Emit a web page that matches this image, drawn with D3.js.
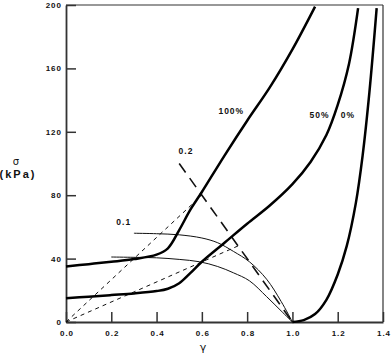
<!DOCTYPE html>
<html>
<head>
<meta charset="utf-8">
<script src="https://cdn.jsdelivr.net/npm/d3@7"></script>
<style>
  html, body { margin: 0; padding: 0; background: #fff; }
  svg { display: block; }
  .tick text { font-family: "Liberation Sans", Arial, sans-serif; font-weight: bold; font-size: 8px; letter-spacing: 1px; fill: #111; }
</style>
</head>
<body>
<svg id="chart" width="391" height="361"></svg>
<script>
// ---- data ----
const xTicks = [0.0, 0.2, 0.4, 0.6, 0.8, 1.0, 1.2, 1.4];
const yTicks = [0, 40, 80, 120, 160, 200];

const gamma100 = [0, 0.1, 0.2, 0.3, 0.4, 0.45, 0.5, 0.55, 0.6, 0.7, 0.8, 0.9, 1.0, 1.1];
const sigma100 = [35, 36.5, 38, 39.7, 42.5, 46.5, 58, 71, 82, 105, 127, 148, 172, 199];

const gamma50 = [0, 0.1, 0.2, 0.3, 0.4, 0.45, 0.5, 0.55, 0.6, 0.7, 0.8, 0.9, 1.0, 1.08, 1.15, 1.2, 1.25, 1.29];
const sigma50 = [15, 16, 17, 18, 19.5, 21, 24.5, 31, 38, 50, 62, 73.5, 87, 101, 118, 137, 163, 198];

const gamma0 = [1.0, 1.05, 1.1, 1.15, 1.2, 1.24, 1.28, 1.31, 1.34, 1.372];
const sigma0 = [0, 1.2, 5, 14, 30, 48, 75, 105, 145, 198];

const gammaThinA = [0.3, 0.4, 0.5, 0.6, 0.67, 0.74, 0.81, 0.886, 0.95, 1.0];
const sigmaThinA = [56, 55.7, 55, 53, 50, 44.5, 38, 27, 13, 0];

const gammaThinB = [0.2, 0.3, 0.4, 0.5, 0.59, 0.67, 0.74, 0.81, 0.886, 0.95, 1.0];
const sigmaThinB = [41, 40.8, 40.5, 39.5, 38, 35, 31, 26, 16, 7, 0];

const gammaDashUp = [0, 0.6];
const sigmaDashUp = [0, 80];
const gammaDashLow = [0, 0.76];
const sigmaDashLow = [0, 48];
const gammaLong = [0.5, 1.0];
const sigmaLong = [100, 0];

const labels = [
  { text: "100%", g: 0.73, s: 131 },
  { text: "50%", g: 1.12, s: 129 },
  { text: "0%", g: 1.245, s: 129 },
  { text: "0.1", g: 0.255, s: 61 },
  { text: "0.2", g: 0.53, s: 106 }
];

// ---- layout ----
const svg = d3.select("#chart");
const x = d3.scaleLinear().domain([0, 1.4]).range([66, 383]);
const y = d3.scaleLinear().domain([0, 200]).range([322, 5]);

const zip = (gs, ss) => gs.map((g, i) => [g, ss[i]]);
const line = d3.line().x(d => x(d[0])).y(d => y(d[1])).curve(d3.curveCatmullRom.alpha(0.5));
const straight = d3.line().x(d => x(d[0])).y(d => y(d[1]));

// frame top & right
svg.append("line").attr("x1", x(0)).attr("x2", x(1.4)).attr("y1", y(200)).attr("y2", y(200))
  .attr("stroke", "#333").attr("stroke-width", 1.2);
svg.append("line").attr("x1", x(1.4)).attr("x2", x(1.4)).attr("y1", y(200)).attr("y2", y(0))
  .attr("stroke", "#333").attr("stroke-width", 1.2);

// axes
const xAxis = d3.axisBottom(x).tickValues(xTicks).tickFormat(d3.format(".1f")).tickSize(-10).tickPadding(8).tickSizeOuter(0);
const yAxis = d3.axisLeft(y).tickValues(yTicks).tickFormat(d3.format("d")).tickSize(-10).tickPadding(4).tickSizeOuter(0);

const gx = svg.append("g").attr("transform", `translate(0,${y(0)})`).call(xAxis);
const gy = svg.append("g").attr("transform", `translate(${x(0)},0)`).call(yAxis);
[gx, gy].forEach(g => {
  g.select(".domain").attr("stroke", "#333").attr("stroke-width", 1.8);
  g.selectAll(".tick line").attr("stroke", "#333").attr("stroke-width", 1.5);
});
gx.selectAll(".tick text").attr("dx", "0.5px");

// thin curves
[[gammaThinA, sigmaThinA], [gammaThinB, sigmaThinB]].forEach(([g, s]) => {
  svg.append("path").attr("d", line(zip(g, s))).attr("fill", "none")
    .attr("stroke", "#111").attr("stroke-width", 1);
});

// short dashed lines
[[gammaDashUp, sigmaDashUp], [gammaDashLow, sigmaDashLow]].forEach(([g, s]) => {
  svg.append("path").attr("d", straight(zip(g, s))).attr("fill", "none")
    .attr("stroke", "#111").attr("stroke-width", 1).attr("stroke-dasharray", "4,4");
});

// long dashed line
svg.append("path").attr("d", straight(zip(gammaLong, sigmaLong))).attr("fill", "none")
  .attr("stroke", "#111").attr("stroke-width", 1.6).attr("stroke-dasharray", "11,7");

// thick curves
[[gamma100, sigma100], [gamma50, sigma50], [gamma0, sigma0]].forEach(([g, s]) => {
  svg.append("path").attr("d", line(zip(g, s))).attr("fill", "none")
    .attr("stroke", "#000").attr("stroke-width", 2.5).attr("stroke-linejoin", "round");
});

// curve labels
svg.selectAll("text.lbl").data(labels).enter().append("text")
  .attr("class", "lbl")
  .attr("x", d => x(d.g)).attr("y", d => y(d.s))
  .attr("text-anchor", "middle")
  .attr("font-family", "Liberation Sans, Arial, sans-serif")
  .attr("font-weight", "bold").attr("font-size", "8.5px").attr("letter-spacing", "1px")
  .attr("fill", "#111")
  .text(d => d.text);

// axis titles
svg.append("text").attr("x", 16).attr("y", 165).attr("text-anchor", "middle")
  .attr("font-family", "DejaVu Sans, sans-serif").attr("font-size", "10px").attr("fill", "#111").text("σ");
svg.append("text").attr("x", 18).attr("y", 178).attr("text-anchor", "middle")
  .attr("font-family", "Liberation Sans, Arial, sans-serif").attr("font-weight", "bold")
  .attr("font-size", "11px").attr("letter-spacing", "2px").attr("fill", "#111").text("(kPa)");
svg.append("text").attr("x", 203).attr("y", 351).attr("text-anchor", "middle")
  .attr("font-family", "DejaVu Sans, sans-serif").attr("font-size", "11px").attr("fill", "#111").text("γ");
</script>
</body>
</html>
--
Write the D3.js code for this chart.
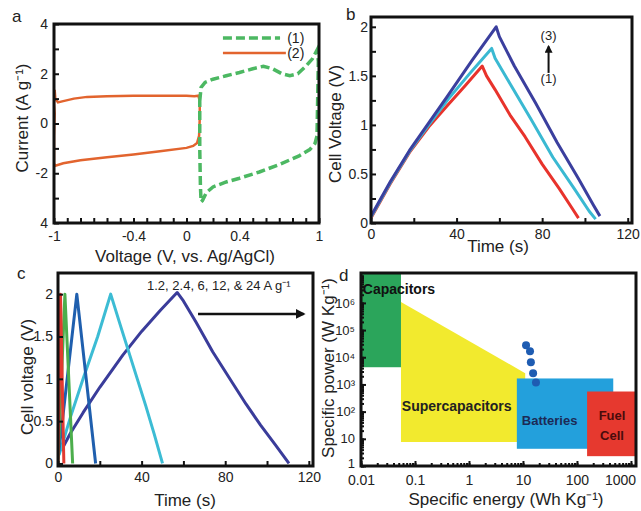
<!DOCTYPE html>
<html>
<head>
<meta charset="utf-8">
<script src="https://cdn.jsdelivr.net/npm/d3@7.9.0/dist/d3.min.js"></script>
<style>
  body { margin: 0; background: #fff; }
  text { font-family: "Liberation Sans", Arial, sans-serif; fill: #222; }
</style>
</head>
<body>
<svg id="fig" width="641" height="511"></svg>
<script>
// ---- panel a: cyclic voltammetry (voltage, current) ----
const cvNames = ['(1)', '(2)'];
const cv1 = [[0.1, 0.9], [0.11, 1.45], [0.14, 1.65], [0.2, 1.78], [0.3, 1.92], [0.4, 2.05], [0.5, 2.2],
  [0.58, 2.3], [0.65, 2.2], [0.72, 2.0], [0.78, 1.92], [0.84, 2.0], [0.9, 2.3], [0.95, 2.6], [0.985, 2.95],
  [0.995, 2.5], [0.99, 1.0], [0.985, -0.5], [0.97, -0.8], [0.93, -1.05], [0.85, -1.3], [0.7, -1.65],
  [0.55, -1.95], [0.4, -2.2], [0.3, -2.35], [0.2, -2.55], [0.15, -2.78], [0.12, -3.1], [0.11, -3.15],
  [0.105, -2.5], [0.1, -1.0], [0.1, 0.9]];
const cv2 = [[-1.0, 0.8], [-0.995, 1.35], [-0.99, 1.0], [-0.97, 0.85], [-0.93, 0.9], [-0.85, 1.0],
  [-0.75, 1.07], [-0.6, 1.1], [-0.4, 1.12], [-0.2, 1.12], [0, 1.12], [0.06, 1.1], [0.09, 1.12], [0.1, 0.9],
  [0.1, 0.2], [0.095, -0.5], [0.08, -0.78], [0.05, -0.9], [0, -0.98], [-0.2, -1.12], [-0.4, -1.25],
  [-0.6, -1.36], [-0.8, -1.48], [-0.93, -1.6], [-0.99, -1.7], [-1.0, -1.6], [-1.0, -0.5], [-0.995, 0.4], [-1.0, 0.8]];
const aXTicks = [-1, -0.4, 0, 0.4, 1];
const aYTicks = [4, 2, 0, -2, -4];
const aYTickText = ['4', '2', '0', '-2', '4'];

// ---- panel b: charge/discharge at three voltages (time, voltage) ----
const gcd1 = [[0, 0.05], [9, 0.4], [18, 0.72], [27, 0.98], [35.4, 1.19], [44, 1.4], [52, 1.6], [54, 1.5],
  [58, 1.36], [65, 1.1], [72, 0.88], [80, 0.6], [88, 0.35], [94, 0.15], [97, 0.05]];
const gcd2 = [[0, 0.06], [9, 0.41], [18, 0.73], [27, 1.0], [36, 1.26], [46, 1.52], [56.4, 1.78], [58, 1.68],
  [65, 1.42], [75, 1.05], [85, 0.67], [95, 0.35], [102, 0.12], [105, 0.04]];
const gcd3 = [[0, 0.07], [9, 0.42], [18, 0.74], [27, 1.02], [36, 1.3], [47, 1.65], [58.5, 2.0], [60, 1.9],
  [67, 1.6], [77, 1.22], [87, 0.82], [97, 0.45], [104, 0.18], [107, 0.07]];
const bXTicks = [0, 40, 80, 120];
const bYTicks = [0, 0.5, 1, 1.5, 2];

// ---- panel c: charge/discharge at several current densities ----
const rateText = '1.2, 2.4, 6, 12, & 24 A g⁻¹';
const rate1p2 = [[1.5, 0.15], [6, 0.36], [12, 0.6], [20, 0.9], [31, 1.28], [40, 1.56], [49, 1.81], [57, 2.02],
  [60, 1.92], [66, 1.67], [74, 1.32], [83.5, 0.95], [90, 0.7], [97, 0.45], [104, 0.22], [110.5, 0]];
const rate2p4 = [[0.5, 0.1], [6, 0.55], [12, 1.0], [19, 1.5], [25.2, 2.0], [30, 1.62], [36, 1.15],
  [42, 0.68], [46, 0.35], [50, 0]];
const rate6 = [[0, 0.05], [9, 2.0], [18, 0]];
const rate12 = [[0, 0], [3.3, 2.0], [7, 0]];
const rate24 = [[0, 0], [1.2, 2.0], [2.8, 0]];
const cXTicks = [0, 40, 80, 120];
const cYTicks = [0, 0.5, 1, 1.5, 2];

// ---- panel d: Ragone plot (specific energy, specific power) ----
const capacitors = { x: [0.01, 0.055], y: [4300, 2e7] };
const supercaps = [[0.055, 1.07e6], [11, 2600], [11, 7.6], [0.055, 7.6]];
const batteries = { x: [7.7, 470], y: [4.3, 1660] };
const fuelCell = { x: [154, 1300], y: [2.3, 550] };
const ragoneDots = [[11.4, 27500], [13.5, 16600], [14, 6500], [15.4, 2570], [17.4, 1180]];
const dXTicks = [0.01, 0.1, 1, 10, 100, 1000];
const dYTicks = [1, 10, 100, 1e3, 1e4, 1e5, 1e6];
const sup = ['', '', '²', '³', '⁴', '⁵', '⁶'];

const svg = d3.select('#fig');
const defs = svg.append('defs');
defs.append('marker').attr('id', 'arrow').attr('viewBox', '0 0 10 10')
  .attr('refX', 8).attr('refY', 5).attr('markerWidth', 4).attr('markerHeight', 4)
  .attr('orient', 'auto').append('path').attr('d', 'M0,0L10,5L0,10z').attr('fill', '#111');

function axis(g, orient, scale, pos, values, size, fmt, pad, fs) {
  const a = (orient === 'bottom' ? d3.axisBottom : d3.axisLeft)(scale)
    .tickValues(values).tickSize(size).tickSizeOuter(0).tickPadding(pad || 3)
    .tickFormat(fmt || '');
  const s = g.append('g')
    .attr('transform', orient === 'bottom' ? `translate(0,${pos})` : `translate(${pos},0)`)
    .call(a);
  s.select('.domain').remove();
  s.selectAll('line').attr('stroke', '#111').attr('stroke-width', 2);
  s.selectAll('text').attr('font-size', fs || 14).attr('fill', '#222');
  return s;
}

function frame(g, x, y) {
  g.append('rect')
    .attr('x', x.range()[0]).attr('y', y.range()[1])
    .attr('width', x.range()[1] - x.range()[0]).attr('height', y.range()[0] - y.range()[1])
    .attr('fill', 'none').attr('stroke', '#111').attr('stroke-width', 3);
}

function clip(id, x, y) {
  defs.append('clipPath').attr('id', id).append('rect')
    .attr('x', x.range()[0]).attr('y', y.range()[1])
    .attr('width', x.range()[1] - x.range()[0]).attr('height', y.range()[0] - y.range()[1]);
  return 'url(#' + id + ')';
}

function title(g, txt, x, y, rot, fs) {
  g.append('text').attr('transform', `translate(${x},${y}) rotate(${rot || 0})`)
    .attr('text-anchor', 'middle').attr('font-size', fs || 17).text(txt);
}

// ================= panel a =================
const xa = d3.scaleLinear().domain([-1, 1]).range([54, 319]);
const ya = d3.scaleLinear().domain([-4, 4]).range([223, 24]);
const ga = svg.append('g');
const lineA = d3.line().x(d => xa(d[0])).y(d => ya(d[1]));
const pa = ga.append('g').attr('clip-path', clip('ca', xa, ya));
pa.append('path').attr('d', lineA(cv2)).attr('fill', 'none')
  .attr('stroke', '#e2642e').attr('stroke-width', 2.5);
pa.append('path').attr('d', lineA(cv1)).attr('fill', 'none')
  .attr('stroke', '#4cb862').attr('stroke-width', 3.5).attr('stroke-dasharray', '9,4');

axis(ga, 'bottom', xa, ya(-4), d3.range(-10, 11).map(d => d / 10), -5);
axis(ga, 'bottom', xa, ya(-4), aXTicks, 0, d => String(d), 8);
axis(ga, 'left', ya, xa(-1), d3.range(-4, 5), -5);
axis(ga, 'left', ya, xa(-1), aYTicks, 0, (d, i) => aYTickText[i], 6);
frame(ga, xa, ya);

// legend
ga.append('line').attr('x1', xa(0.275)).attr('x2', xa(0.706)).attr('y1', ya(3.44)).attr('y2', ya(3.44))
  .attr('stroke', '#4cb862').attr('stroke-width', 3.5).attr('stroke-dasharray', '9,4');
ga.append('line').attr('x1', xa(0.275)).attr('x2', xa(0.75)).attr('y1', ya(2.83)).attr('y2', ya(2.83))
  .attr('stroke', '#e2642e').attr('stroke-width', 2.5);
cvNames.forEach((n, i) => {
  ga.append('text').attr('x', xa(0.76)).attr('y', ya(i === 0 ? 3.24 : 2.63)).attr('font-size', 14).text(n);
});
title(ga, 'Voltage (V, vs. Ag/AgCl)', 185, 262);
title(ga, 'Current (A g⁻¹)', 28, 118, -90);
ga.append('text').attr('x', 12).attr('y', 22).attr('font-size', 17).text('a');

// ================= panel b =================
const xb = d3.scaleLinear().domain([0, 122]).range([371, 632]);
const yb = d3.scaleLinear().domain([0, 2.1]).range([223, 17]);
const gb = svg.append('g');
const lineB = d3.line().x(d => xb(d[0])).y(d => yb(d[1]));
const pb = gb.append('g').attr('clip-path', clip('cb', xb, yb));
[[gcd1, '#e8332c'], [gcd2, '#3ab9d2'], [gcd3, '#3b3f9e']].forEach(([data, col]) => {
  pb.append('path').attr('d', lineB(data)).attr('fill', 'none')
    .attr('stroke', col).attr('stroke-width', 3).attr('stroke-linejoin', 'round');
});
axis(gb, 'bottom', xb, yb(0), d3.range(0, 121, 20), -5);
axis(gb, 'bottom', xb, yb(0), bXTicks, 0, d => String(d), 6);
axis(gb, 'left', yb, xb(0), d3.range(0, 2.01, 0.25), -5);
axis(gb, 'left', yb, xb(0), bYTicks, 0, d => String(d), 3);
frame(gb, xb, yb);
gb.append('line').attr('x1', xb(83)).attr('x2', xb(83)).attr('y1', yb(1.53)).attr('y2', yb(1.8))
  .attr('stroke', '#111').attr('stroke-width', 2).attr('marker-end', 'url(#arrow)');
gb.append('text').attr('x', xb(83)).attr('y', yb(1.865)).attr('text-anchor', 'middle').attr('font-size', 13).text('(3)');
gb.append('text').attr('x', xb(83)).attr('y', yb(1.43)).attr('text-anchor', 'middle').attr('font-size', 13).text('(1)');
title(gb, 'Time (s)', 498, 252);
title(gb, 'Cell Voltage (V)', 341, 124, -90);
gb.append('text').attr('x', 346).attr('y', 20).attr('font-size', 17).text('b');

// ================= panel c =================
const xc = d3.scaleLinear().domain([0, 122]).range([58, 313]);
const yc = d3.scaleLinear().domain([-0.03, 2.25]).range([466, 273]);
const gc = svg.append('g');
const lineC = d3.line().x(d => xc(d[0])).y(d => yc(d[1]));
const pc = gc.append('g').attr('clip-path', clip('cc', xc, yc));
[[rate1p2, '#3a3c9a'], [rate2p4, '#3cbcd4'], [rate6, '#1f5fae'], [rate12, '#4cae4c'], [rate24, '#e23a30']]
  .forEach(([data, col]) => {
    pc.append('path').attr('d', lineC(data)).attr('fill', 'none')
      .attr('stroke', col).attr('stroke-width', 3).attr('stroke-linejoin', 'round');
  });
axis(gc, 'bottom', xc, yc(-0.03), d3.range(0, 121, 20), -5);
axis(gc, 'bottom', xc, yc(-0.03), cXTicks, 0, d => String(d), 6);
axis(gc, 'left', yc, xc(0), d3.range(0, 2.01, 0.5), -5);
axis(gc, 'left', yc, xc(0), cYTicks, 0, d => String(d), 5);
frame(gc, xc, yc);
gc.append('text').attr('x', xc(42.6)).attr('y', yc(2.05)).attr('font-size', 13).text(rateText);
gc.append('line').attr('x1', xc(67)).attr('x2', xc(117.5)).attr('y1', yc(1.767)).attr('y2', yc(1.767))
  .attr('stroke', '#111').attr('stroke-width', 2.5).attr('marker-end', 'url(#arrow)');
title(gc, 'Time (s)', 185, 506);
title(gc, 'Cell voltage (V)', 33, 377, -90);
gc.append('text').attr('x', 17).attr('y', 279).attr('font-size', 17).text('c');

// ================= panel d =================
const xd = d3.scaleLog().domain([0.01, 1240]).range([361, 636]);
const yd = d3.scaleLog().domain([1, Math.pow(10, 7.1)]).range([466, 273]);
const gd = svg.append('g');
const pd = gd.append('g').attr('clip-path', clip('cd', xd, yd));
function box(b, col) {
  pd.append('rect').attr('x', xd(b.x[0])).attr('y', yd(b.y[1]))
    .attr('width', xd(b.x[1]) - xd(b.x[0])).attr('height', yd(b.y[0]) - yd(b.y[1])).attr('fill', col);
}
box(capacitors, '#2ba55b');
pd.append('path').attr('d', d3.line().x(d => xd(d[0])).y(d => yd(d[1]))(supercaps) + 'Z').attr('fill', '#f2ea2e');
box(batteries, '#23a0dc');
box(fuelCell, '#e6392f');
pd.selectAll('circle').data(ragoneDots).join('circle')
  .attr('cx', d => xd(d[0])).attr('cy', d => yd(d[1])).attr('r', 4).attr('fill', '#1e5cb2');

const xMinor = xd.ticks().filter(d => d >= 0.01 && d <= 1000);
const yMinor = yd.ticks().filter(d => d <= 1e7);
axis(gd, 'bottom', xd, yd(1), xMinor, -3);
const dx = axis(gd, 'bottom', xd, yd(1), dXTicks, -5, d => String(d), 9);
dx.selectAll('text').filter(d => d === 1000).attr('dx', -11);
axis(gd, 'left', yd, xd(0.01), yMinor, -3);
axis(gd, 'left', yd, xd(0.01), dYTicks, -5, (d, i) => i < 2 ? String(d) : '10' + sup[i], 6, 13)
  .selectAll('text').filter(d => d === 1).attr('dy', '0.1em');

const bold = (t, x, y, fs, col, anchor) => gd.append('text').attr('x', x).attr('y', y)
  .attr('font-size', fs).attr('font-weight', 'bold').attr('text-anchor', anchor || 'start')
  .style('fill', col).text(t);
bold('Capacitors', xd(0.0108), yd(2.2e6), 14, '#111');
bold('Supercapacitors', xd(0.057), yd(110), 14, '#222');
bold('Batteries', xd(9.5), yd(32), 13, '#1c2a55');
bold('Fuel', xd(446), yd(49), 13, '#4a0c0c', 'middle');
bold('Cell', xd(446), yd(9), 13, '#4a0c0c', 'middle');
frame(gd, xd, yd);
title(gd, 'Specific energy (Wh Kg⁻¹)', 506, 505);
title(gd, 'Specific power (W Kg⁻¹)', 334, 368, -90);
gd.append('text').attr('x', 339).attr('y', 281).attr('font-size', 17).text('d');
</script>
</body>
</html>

EXERCISE DIRECTIONS. Include both the line containing "Emit a web page" and the line containing "26, 16, 7, 0];" when you write out everything between them, exactly. Leave the pictures out.

TASK RESULT.
Emit a web page that matches this image, drawn with D3.js.
<!DOCTYPE html>
<html>
<head>
<meta charset="utf-8">
<script src="https://cdn.jsdelivr.net/npm/d3@7"></script>
<style>
  html, body { margin: 0; padding: 0; background: #fff; }
  svg { display: block; }
  .tick text { font-family: "Liberation Sans", Arial, sans-serif; font-weight: bold; font-size: 8px; letter-spacing: 1px; fill: #111; }
</style>
</head>
<body>
<svg id="chart" width="391" height="361"></svg>
<script>
// ---- data ----
const xTicks = [0.0, 0.2, 0.4, 0.6, 0.8, 1.0, 1.2, 1.4];
const yTicks = [0, 40, 80, 120, 160, 200];

const gamma100 = [0, 0.1, 0.2, 0.3, 0.4, 0.45, 0.5, 0.55, 0.6, 0.7, 0.8, 0.9, 1.0, 1.1];
const sigma100 = [35, 36.5, 38, 39.7, 42.5, 46.5, 58, 71, 82, 105, 127, 148, 172, 199];

const gamma50 = [0, 0.1, 0.2, 0.3, 0.4, 0.45, 0.5, 0.55, 0.6, 0.7, 0.8, 0.9, 1.0, 1.08, 1.15, 1.2, 1.25, 1.29];
const sigma50 = [15, 16, 17, 18, 19.5, 21, 24.5, 31, 38, 50, 62, 73.5, 87, 101, 118, 137, 163, 198];

const gamma0 = [1.0, 1.05, 1.1, 1.15, 1.2, 1.24, 1.28, 1.31, 1.34, 1.372];
const sigma0 = [0, 1.2, 5, 14, 30, 48, 75, 105, 145, 198];

const gammaThinA = [0.3, 0.4, 0.5, 0.6, 0.67, 0.74, 0.81, 0.886, 0.95, 1.0];
const sigmaThinA = [56, 55.7, 55, 53, 50, 44.5, 38, 27, 13, 0];

const gammaThinB = [0.2, 0.3, 0.4, 0.5, 0.59, 0.67, 0.74, 0.81, 0.886, 0.95, 1.0];
const sigmaThinB = [41, 40.8, 40.5, 39.5, 38, 35, 31, 26, 16, 7, 0];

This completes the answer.